REJECTED plans to turn a scrap metal premises into a waste transfer site have been overturned on appeal.
Joe’s Skip Hire, in Brenda Road, Hartlepool, applied to council planners for permission to change the use of their site last June.
Applicant Frederick Randall wanted to import mixed waste – including brick, concrete, woods, metals and plastics – on to the site using the skip hire business.
But Hartlepool Borough Council’s planning committee rejected the plans.
Chartered town planners England & Lyle, who have been acting on behalf of the landowner, have since successfully appealed the decision.
Costs, subject to negotiation, have also been awarded to Mr Randall.
Planning Inspector Jonathan King, who upheld the appeal, said in a report: “The appeal is allowed and planning permission is granted for the change of use to a waste transfer station/recycling facility and associated works at Joe’s Skips.”
At the time planning officers, who recommended the proposals be rejected, said evidence showed there is already enough waste transfer and recycling sites and that these plans would have a detrimental impact on neighbouring businesses and homes.
But Mr King found that subject to planning conditions there is “very little likelihood” of any reduction in the quality of life for nearby residents.
He also said the development would not cause any “material harm” to the wider Tees Valley waste management strategy, which was another concern.

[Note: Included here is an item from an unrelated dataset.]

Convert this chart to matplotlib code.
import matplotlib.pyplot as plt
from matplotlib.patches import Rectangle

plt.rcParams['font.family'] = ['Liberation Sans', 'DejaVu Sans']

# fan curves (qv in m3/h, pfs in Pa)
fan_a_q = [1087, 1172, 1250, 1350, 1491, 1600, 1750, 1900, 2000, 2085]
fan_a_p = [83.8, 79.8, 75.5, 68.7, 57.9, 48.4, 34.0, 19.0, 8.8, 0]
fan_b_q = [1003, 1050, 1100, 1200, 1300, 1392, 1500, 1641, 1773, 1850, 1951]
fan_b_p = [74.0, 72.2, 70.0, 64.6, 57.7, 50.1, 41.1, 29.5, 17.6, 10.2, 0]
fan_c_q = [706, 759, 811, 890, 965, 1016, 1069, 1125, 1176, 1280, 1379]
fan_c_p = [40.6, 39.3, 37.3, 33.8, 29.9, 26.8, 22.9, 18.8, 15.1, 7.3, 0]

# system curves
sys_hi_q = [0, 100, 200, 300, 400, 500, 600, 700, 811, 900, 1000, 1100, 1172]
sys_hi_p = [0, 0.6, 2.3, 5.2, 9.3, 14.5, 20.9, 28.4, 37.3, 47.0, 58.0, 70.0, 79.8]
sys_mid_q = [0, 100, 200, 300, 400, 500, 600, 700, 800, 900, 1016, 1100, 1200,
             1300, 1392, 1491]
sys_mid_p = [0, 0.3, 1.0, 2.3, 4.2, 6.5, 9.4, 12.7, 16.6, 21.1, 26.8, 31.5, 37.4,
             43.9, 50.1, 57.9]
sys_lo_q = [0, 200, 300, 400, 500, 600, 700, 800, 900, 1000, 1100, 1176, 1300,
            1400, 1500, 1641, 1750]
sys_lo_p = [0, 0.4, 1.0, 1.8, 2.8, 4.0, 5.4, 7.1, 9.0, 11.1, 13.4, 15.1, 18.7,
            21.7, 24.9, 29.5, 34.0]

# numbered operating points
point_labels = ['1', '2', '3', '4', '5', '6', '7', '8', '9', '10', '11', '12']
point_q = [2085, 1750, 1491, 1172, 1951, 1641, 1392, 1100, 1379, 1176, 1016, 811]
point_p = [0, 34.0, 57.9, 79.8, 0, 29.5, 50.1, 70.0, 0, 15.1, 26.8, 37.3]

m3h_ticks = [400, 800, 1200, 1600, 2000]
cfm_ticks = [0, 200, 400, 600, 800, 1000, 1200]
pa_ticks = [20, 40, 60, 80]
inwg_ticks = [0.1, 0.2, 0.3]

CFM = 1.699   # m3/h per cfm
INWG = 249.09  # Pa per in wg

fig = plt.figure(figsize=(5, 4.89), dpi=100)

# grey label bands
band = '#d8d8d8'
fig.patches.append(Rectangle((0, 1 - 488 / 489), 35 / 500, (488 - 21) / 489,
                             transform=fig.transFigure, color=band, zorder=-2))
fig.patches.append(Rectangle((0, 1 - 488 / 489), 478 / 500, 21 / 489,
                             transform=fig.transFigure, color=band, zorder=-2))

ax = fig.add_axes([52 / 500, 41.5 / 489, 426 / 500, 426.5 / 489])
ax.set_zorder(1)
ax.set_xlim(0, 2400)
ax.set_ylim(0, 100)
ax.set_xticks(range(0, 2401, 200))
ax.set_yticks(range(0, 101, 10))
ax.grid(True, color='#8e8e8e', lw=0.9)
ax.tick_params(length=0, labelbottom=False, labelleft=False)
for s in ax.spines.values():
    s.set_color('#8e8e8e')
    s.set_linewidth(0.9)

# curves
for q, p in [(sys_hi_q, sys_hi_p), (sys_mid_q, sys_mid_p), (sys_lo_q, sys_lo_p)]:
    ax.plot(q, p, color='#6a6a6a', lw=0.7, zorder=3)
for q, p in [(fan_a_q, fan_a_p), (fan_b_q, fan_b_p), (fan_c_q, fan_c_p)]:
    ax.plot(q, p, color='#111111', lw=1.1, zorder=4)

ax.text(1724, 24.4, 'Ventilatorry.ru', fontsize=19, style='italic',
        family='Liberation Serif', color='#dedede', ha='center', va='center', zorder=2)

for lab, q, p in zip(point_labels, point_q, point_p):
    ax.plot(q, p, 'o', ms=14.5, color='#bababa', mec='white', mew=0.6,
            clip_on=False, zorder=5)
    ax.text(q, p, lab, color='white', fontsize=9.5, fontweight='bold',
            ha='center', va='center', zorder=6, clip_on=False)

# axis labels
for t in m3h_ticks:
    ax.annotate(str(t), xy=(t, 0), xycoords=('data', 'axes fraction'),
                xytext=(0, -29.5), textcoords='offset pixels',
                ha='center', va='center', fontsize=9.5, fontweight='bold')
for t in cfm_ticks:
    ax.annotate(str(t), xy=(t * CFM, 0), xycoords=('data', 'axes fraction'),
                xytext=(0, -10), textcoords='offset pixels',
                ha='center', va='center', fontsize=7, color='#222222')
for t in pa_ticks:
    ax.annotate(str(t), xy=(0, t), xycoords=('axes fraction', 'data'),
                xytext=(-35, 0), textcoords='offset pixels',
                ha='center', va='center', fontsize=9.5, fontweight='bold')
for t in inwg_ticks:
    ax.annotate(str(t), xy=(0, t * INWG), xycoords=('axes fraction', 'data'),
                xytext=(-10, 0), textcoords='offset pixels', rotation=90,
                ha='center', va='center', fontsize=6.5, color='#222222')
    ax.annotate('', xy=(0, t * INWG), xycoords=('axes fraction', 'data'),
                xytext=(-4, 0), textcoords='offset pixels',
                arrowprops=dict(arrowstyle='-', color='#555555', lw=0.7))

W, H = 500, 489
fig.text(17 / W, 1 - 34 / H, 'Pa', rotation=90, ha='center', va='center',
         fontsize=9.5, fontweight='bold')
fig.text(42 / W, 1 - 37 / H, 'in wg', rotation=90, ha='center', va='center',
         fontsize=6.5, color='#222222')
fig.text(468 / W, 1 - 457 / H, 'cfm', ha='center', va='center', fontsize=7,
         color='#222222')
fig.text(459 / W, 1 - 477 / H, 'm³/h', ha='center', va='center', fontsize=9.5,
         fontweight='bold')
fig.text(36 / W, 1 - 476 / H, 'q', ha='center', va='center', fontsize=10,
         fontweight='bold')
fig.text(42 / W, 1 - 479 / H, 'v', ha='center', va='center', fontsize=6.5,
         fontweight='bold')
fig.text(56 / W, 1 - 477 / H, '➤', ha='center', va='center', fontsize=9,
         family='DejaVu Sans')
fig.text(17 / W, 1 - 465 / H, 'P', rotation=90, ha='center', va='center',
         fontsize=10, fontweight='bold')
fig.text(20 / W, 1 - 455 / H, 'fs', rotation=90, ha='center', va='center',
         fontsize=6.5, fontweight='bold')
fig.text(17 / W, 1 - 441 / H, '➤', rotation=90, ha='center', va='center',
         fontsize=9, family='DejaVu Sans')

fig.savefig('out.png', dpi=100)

Jeremy Good, a director at England & Lyle, said: “The inspector has agreed with England & Lyle that the council acted unreasonably in failing to provide a respectable basis for its decision.
“The council was also found to be relying on an emerging development plan to support its decision, with respect to the effect of the development on the strategic waste management strategy, this again was proven to be incorrect and unreasonable.”

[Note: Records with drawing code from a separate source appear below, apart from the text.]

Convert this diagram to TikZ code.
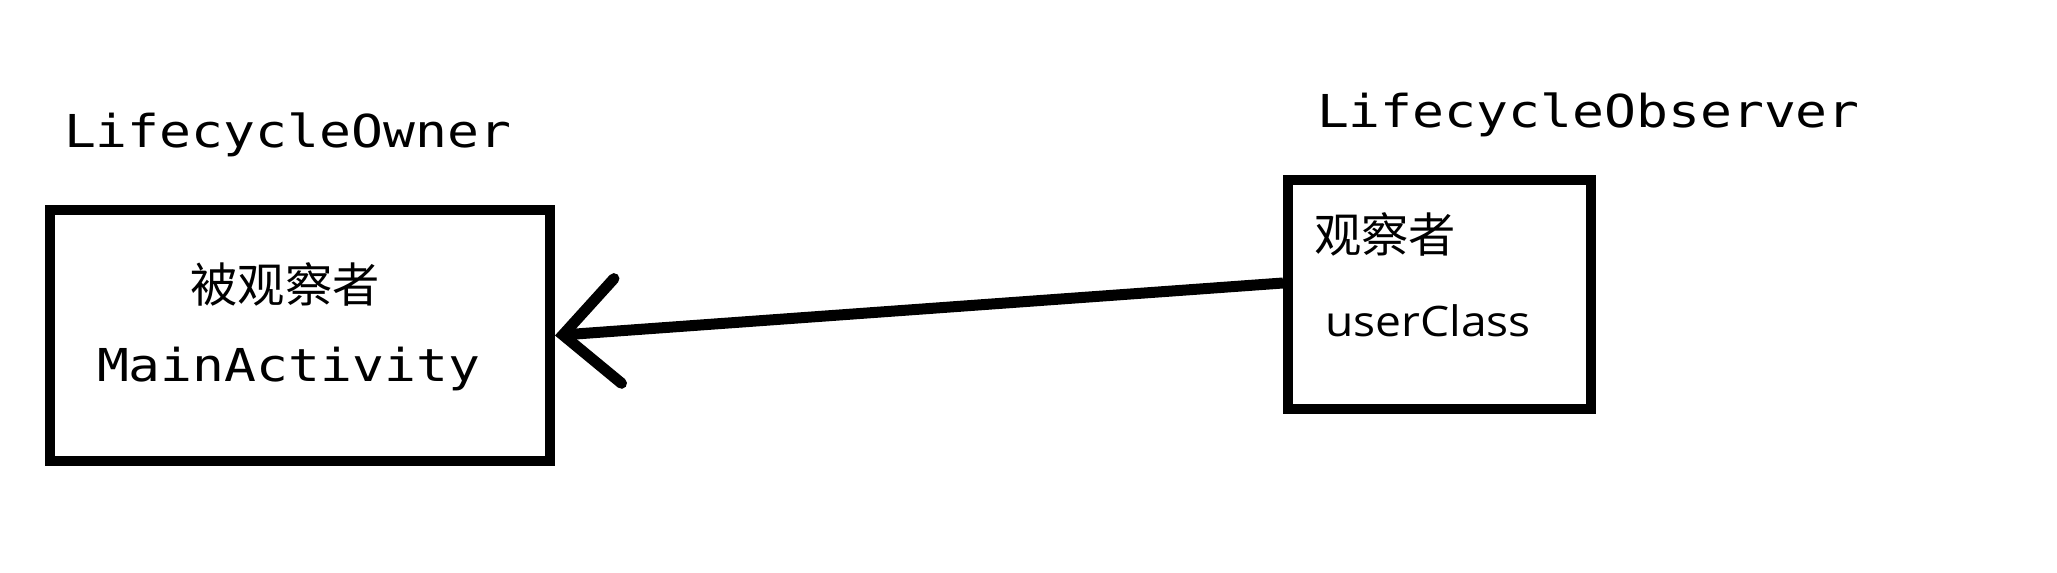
\documentclass[tikz,border=0pt]{standalone}
\usepackage{fontspec}
\usetikzlibrary{arrows.meta}
\newfontfamily\monofont[FakeStretch=1.17]{DejaVu Sans Mono}
\newfontfamily\cjkfont{Noto Sans CJK SC}
\newfontfamily\uifont[FakeStretch=1.1]{Open Sans}
\begin{document}
\begin{tikzpicture}[x=0.02cm, y=-0.02cm, line width=0.2cm,
  class box/.style={draw, inner sep=0pt},
  mono label/.style={inner sep=0pt, anchor=base west, font=\monofont\fontsize{25.8}{30}\selectfont},
  cjk label/.style={inner sep=0pt, font=\cjkfont\fontsize{26.9}{31}\selectfont},
  ui label/.style={inner sep=0pt, anchor=base west, font=\uifont\fontsize{23.9}{28}\selectfont}]
\useasboundingbox (0,0) rectangle (2057,573);
% the two classes
\node[class box, minimum width=10cm, minimum height=5.02cm] (owner) at (300,335.5) {};
\node[class box, minimum width=6.06cm, minimum height=4.58cm] (observer) at (1439.5,294.5) {};
\node[mono label] (ownertitle) at (59,148) {LifecycleOwner};
\node[mono label] (observertitle) at (1312,128) {LifecycleObserver};
\node[cjk label] (ownerrole) at (285,284) {被观察者};
\node[mono label] (ownername) at (92,382) {MainActivity};
\node[cjk label] (observerrole) at (1385,234) {观察者};
\node[ui label] (observername) at (1320,337) {userClass};
% observer -> owner
\draw[line width=0.22cm, -{Straight Barb[length=1.1cm, width=2.1cm, line cap=round]}] ([yshift=0.23cm]observer.west) -- (owner.east);
\end{tikzpicture}
\end{document}
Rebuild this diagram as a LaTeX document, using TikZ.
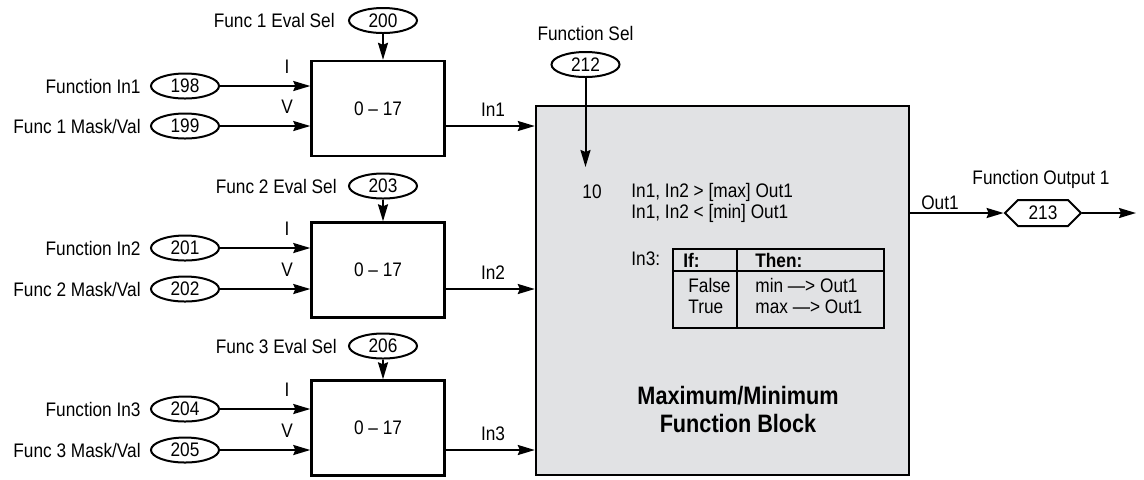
\documentclass[tikz,border=0pt]{standalone}
\usepackage{fontspec}
\setmainfont{Liberation Sans}[FakeStretch=0.88]
\newfontfamily\titlefont{Liberation Sans}[FakeStretch=0.86]
\usetikzlibrary{arrows.meta, shapes.geometric, shapes.symbols}

\definecolor{blockgray}{RGB}{225,226,228}

\begin{document}
\begin{tikzpicture}[
  x=0.5pt, y=-0.5pt,
  txt/.style={font=\fontsize{9.8}{11}\selectfont, inner sep=0pt},
  param/.style={txt, draw, ellipse, line width=1pt, minimum width=34pt, minimum height=12.5pt},
  selbox/.style={txt, draw, line width=1.2pt, minimum width=66.5pt, minimum height=47.5pt},
  arr/.style={-{Stealth[length=8.5pt, width=5pt, inset=1pt]}, line width=1pt},
  title/.style={font=\titlefont\bfseries\fontsize{12.6}{14}\selectfont, align=center, inner sep=0pt},
]
  \useasboundingbox (0,0) rectangle (1144,479);

  % Main block
  \node[draw, line width=1.2pt, fill=blockgray, minimum width=186.5pt, minimum height=184.5pt] (main) at (722.5,290.5) {};

  % Channel 1
  \node[selbox] (box1) at (378,108.5) {0 -- 17};
  \node[param] (p200) at (383,20.5) {200};
  \node[txt, anchor=east] at (335,20.5) {Func 1 Eval Sel};
  \node[param] (p198) at (185,86) {198};
  \node[txt, anchor=east] at (141,86) {Function In1};
  \node[param] (p199) at (185,126) {199};
  \node[txt, anchor=east] at (141,126) {Func 1 Mask/Val};
  \node[txt] at (287,67) {I};
  \node[txt] at (287,107) {V};
  \node[txt] at (493,110) {In1};

  % Channel 2
  \node[selbox] (box2) at (378,270) {0 -- 17};
  \node[param] (p203) at (383,186) {203};
  \node[txt, anchor=east] at (337,186) {Func 2 Eval Sel};
  \node[param] (p201) at (185,248) {201};
  \node[txt, anchor=east] at (141,248) {Function In2};
  \node[param] (p202) at (185,289) {202};
  \node[txt, anchor=east] at (141,289) {Func 2 Mask/Val};
  \node[txt] at (287,229) {I};
  \node[txt] at (287,270) {V};
  \node[txt] at (493,273) {In2};

  % Channel 3
  \node[selbox] (box3) at (378,428) {0 -- 17};
  \node[param] (p206) at (383,346) {206};
  \node[txt, anchor=east] at (337,346) {Func 3 Eval Sel};
  \node[param] (p204) at (185,409) {204};
  \node[txt, anchor=east] at (141,409) {Function In3};
  \node[param] (p205) at (185,450) {205};
  \node[txt, anchor=east] at (141,450) {Func 3 Mask/Val};
  \node[txt] at (287,390) {I};
  \node[txt] at (287,431) {V};
  \node[txt] at (493,434) {In3};

  % Function select
  \node[txt] at (585.5,33) {Function Sel};
  \node[param] (p212) at (585.5,64.5) {212};
  \coordinate (seltip) at (585.5,167);

  % Text inside main block
  \node[txt] at (592,192) {10};
  \node[txt, anchor=west] at (631,192) {In1, In2 > [max] Out1};
  \node[txt, anchor=west] at (631,213) {In1, In2 < [min] Out1};
  \node[txt, anchor=west] at (631,259) {In3:};
  \draw[line width=0.7pt] (673,249) rectangle (884,328);
  \draw[line width=0.7pt] (673,271) -- (884,271);
  \draw[line width=0.7pt] (737,249) -- (737,328);
  \node[txt, anchor=west, font=\fontsize{9.8}{11}\selectfont\bfseries] at (683,260) {If:};
  \node[txt, anchor=west, font=\fontsize{9.8}{11}\selectfont\bfseries] at (755,260) {Then:};
  \node[txt, anchor=west] at (688,285) {False};
  \node[txt, anchor=west] at (688,307) {True};
  \node[txt, anchor=west] at (755,285) {min —> Out1};
  \node[txt, anchor=west] at (755,307) {max —> Out1};
  \node[title] at (738,409) {Maximum/Minimum\\Function Block};

  % Output
  \node[txt, draw, line width=1pt, signal, signal to=east and west, signal pointer angle=90,
        minimum width=38pt, minimum height=13pt] (p213) at (1043,213) {213};
  \node[txt] at (1041,179) {Function Output 1};
  \node[txt] at (940,203) {Out1};
  \coordinate (outend) at (1136,213);

  % Arrows
  \draw[arr] (p200) -- (p200 |- box1.north);
  \draw[arr] (p198) -- (p198 -| box1.west);
  \draw[arr] (p199) -- (p199 -| box1.west);
  \draw[arr] (box1.east |- p199) -- (p199 -| main.west);
  \draw[arr] (p203) -- (p203 |- box2.north);
  \draw[arr] (p201) -- (p201 -| box2.west);
  \draw[arr] (p202) -- (p202 -| box2.west);
  \draw[arr] (box2.east |- p202) -- (p202 -| main.west);
  \draw[arr] (p206) -- (p206 |- box3.north);
  \draw[arr] (p204) -- (p204 -| box3.west);
  \draw[arr] (p205) -- (p205 -| box3.west);
  \draw[arr] (box3.east |- p205) -- (p205 -| main.west);
  \draw[arr] (p212) -- (seltip);
  \draw[arr] (main.east |- p213) -- (p213.west);
  \draw[arr] (p213.east) -- (outend);
\end{tikzpicture}
\end{document}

Mr Good added: “Having addressed the planning committee back in June 2011 to highlight many of the points raised by the Inspector, it is regrettable that it has taken until now for the council’s decision to be overturned.

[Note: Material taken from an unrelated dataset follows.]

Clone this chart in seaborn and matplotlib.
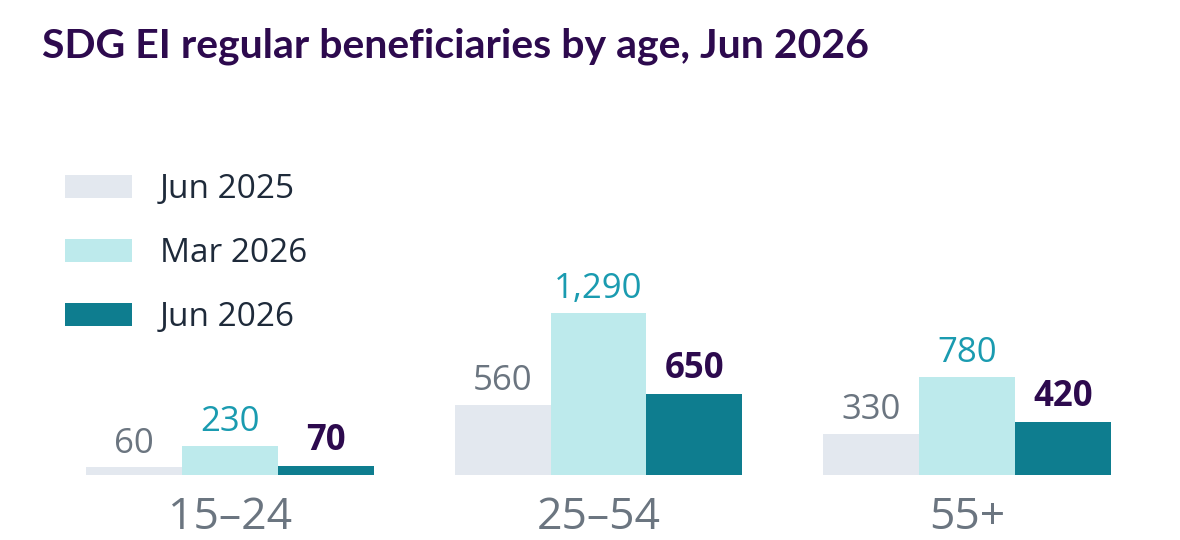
import pandas as pd
import matplotlib.pyplot as plt
import seaborn as sns

# data
age_groups = ['15–24', '25–54', '55+']
periods = ['Jun 2025', 'Mar 2026', 'Jun 2026']
jun_2025 = [60, 560, 330]
mar_2026 = [230, 1290, 780]
jun_2026 = [70, 650, 420]

df = pd.DataFrame({
    'age': age_groups * 3,
    'period': [p for p in periods for _ in age_groups],
    'value': jun_2025 + mar_2026 + jun_2026,
})

bar_colors = ['#e3e8ef', '#bdeaec', '#0e7d8f']
label_colors = ['#6b7580', '#1a9bb0', '#2d0a4e']
label_weights = ['normal', 'normal', 'bold']

sns.set_theme(style='white')
plt.rcParams['font.family'] = ['Open Sans', 'DejaVu Sans']

fig, ax = plt.subplots(figsize=(11.8, 5.4), dpi=100)
fig.subplots_adjust(left=0.0388, right=0.9756, bottom=0.1204, top=0.7704)

sns.barplot(data=df, x='age', y='value', hue='period', hue_order=periods,
            palette=bar_colors, saturation=1, width=0.78, gap=0,
            linewidth=0, ax=ax)

for cont, col, w in zip(ax.containers, label_colors, label_weights):
    ax.bar_label(cont, fmt='{:,.0f}', padding=5, fontsize=25,
                 color=col, fontweight=w)

ax.set_ylim(0, 2800)
ax.set_xlim(-0.5, 2.5)
sns.despine(ax=ax, left=True, bottom=True)
ax.set_yticks([])
ax.set_xlabel('')
ax.set_ylabel('')
ax.tick_params(axis='x', length=0, pad=15, labelsize=32, labelcolor='#6b7580')

handles, labels = ax.get_legend_handles_labels()
ax.legend(handles, labels, loc='upper left', bbox_to_anchor=(0.055, 0.680),
          bbox_transform=fig.transFigure, frameon=False, fontsize=24,
          labelcolor='#1e2a3a', handlelength=2.0, handleheight=0.69,
          handletextpad=0.84, labelspacing=0.93, borderpad=0, borderaxespad=0)

fig.text(0.036, 0.893, 'SDG EI regular beneficiaries by age, Jun 2026',
         fontsize=29.5, fontweight='bold', color='#2d0a4e',
         family=['Lato', 'DejaVu Sans'])

plt.savefig('out.png', dpi=100)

“However, we hope our client can now press on with his plans for the site.”
At the time, the committee also heard that the firm had been operating as a waste transfer site without the proper planning permission.
But the waste can now be sorted into piles, bulked up and transferred from the site to be either sold on or taken to a licensed waste disposal site.
The waste transfer site will be able to process up to 200 tonnes of waste each week between 6am to 6pm Monday to Friday and 7am to 2pm Saturdays.
Labour councillor Rob Cook, chairman of the council’s planning committee, said: “We are very disappointed with the Planning Inspector’s decision in relation to the use of the site as a waste transfer station/recycling facility.
“The council refused planning permission for this proposal and acknowledged that there are a significant number of waste operations within the borough.”